## EXERCISE DETAILS
Return only the lines between the line holding "Give me the matplotlib source for this chart." and the line holding "periods = list(range(1, 51))", the two boundary lines included, exactly as they appear.

## Entries with chart source code
↓

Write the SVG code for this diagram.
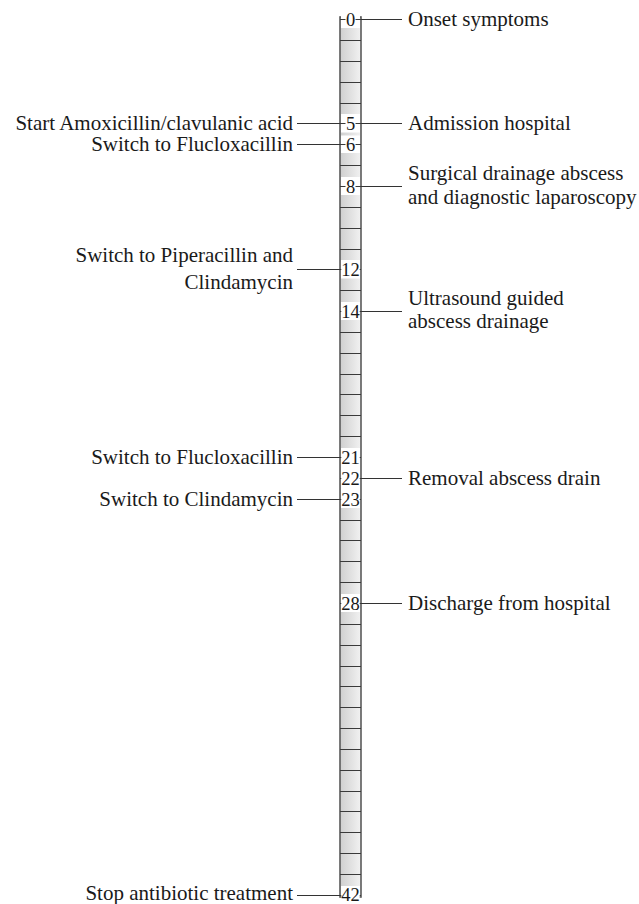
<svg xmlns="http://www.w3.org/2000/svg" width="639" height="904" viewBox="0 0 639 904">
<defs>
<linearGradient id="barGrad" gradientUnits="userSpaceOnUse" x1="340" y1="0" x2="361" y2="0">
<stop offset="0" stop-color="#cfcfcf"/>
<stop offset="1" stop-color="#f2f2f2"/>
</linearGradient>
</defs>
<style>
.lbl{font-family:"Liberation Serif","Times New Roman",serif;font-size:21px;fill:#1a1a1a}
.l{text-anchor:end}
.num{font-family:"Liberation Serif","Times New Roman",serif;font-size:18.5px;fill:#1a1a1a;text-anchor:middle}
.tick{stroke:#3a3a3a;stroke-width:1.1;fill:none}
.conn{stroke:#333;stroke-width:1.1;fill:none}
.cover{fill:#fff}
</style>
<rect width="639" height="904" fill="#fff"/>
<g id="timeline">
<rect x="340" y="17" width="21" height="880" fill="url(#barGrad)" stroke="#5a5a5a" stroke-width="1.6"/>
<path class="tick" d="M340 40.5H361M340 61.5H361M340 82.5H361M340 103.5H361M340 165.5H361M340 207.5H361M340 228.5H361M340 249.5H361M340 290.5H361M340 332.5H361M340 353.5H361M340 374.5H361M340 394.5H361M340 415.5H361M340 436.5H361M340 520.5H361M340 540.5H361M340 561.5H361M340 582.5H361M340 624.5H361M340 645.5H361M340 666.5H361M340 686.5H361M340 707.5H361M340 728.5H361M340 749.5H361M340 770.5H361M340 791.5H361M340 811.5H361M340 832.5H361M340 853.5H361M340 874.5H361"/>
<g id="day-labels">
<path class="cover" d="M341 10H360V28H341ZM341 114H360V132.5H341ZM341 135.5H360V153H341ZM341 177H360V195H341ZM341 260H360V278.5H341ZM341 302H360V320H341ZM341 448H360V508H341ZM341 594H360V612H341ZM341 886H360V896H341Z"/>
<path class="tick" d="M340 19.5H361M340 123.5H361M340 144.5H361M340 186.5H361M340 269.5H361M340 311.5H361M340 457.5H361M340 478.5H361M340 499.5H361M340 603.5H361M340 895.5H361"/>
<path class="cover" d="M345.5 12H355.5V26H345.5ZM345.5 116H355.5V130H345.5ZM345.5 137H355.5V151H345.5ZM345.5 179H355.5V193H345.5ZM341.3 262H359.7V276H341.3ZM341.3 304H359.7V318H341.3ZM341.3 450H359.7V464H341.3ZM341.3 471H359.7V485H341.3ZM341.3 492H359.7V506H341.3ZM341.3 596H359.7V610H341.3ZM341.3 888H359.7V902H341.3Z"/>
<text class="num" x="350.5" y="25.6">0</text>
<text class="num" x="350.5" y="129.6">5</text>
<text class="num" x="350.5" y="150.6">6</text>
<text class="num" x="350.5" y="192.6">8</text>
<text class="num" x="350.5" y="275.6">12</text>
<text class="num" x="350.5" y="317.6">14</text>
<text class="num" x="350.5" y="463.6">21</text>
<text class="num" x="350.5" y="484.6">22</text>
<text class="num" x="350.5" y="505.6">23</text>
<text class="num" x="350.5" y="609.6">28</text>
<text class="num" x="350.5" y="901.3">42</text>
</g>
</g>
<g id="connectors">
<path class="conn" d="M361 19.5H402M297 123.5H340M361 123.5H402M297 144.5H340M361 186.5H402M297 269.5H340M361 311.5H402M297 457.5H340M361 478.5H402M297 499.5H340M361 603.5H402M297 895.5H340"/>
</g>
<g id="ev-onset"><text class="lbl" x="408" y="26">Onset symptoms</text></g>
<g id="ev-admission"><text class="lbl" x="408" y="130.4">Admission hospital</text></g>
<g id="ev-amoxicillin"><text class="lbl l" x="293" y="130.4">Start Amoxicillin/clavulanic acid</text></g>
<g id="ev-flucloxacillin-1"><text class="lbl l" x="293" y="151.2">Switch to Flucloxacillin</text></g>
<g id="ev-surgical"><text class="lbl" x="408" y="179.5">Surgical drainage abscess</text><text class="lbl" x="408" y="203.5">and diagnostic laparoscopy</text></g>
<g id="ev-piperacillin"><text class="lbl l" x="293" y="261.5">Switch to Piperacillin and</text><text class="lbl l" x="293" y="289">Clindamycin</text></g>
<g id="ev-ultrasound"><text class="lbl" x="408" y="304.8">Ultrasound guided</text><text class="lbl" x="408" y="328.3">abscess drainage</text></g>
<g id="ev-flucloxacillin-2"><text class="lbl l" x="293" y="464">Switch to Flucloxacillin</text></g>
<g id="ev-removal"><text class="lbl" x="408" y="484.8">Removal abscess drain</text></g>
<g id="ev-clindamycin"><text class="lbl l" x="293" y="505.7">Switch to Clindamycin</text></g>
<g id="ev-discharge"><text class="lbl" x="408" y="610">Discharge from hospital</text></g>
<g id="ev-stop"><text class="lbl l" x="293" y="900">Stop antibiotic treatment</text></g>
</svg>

↑
↓

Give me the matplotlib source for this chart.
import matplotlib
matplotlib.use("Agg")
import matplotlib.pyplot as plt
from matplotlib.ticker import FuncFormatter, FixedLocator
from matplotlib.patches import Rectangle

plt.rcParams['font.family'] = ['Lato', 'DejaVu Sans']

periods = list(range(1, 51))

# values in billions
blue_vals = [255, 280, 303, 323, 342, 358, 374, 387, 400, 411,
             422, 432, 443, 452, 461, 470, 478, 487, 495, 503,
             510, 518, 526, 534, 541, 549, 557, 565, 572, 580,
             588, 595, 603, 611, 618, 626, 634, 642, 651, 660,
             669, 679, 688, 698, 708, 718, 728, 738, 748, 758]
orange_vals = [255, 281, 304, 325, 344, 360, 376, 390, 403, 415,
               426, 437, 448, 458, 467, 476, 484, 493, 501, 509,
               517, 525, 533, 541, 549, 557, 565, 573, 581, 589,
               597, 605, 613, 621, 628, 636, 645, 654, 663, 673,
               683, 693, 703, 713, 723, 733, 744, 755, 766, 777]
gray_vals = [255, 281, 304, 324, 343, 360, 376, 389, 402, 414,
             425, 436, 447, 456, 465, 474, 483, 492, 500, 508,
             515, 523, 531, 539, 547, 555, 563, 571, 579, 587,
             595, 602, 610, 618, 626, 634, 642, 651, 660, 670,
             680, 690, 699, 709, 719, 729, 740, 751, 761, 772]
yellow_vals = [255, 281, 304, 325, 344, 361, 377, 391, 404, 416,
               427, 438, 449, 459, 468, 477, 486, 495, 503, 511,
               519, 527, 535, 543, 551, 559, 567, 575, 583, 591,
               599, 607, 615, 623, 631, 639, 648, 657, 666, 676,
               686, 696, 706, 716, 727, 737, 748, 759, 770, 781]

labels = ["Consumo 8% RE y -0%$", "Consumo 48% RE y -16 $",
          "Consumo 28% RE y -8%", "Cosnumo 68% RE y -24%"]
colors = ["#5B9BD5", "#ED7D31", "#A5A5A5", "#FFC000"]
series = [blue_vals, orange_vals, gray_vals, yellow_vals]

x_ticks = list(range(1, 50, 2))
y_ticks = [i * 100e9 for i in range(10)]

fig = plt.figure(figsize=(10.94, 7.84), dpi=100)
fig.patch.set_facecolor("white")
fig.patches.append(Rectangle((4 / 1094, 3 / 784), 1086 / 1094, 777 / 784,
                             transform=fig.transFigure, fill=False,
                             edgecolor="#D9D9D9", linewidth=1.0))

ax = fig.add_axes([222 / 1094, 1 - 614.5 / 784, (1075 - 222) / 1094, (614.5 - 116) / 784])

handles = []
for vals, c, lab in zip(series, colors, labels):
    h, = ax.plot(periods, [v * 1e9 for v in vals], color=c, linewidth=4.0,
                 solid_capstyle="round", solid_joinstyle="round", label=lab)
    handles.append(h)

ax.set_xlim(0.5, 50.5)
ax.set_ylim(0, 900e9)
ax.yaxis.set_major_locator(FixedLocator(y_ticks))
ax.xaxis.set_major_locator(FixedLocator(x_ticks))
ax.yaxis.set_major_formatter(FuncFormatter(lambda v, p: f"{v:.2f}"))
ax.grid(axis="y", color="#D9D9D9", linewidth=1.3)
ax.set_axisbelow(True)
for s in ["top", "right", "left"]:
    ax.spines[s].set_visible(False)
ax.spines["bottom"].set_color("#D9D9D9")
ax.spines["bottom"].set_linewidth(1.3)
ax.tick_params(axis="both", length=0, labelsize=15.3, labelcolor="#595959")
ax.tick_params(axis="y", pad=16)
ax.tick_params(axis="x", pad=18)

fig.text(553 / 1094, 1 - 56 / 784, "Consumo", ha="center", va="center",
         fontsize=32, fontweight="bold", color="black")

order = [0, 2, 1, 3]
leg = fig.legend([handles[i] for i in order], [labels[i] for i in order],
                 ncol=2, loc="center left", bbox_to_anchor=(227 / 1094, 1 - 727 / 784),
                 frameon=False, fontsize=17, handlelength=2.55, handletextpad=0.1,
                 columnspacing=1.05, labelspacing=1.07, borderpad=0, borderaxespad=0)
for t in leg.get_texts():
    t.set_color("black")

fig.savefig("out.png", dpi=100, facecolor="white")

↑

## COMPLETE RESPONSE
Give me the matplotlib source for this chart.
import matplotlib
matplotlib.use("Agg")
import matplotlib.pyplot as plt
from matplotlib.ticker import FuncFormatter, FixedLocator
from matplotlib.patches import Rectangle

plt.rcParams['font.family'] = ['Lato', 'DejaVu Sans']

periods = list(range(1, 51))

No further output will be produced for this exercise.